Other Chinese investments include stakes in Thames Water, Heathrow and Manchester airports, London’s tallest building (the “Cheesegrater”) and British companies such as Weetabix, Pizza Express, and Sunseekers, not to forget two Premier League football clubs — Southampton FC and West Bromwich Albion. Huawei, a controversial Chinese telecommunication infrastructure company (which U.S. security agencies unanimously consider to be a potential threat to national security), is now a major supplier to British Telecom and employs about 1.000 staff. 

The list goes on, and includes a growing presence in the City of London, the real “jewel of the crown” for China, which needs to internationalize further its currency, the Renminbi (RMB). In May 2016, London was granted the privilege of becoming a key-RMB trading platform alongside New York and Hong Kong. Chinese Treasury bonds are now being issued in London as the RMB is now included in the IMF’s basket of currencies. But China does not want to miss out on the Eurozone and the EU’s 420 million consumer market. No doubt other financial centres such as Frankfurt and Paris will also have their share. 

Beijing’s man in London, Ambassador Liu Xiaoming, has been missioned to focus on the Sino-British friendship “beyond Brexit”. Negotiations on the future of the UK-Europe relationship may be moving slowly, but China is “ready to join hands with British friends from all sectors" he declared late last year to members of Parliament. “We are ready to join hands with each and every one of you present today and with British friends from all sectors to build a lasting China-UK "Golden Era" that will bear more "golden fruits" and deliver more benefits to the people of our two countries”, he said. 

China’s state banks have raised their profile in London. Through capital increases, China is also a major shareholder in Britain’s largest bank, HSBC, a key-player in the Belt and Road Initiative, Beijing’s “New Silk Road”. Stepping in for Prime Minister Theresa May at the BRI summit in Beijing last May, British Chancellor Philip Hammond insisted that “Britain, lying at the Western end of the Belt and Road, is a natural partner in this endeavour”. For all the hopes of British engineering companies receiving huge consulting fees for infrastructure projects, it seems China is determined to use its own engineers and advisers, or sometimes the local ones. Moreover,  Theresa May failed to give her full support to the BRI, when in China a couple of weeks ago.

From the beginning, there seemed to have been a divide within the British government on how to deal with China.
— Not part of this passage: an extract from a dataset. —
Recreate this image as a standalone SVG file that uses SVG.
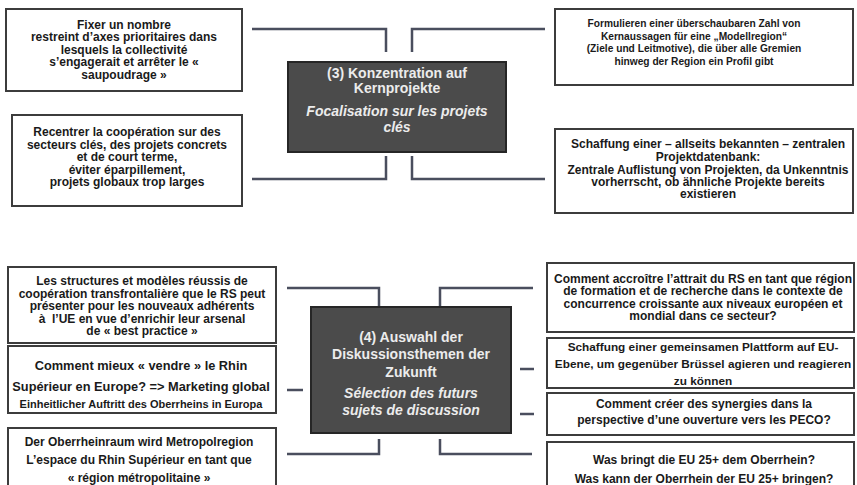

The Foreign Office and the Home Office (previously run by a cautious Theresa May) had sent warnings about cyber espionage and the lack of reciprocity for British companies. There were also concerns about reactions across the Atlantic, after a senior White House official accused London of “constant accommodation” towards China, three years ago. The official was referring to London breaking ranks with European and American allies by being the first Western country to join Beijing’s new Asian Infrastructure Investment Bank, in 2015.
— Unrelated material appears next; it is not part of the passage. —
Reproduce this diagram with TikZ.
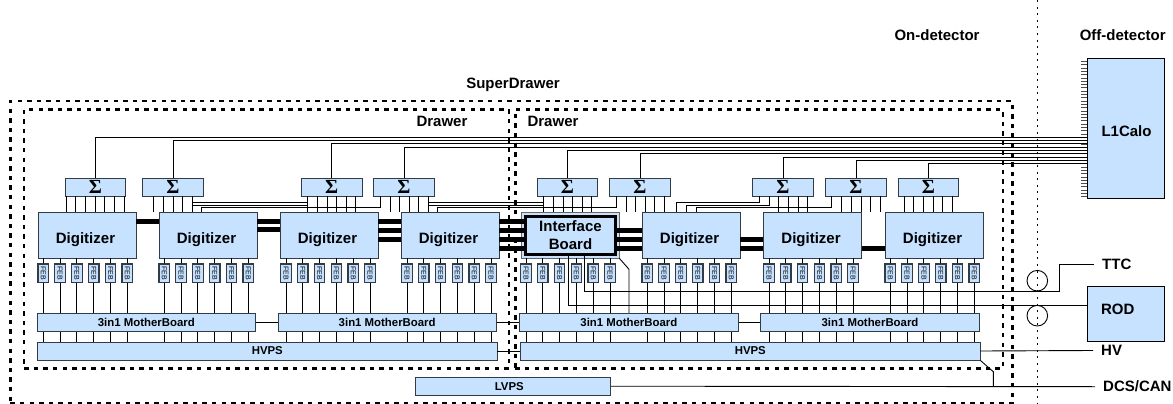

With Britain looking for partners outside the EU, there will surely be more accommodation, no less, which will heighten the risk of damaging further the relationship with Donald Trump’s United States,  bracing itself for a possible trade war with China. 

There are other issues at stake. The opacity of the Chinese economic system makes it difficult to foresee which direction China’s globalization will take next, besides pushing its exports growth in order to maintain a 6.5 percent growth rate. With a Chinese political system tightening its grip and imposing capital controls, many questions remain unanswered. If China is to play a larger role in the City, would the latter be able to maintain transparency regulations or would it have to redefine itself to match Chinese interests? What about money laundering? 

Since the referendum, many British politicians have continued to publicly avoid controversial subjects such as human rights in China, Tibet, Taiwan, or even the political situation inside the former British colony of Hong Kong, now a special administrative region of China. A few weeks ago, it was also revealed that David Cameron had become vice chairman of a new £750 million UK government-backed China investment fund to “help British and Chinese businesses in sectors such as technology, healthcare and infrastructure”. Interestingly, "the fund will be domiciled in the Republic of Ireland", a country that will of course remain part of the EU. No doubt London is preparing for tomorrow’s challenges.

It is fair to say that Beijing was first taken aback by the 2016 referendum’s result. Originally, it wanted to use Britain as a key-entry point to the European Union single market. With Brexit looming, a stand-alone UK is looking for new partners. Last October’s 19th Communist Party Congress clearly stated China’s intention to be a top world player and interact with many countries. Post-Brexit, China will not be averse to make use of the UK’s main asset, i.e. its financial centre. As for Chinese previous plans to invest in the “northern powerhouse” (in the north of England) or poorer English regions, they seem to have faded away. If and when the UK decides to close the curtain on its EU membership, China will be there, if - and only if - it suits its own agenda.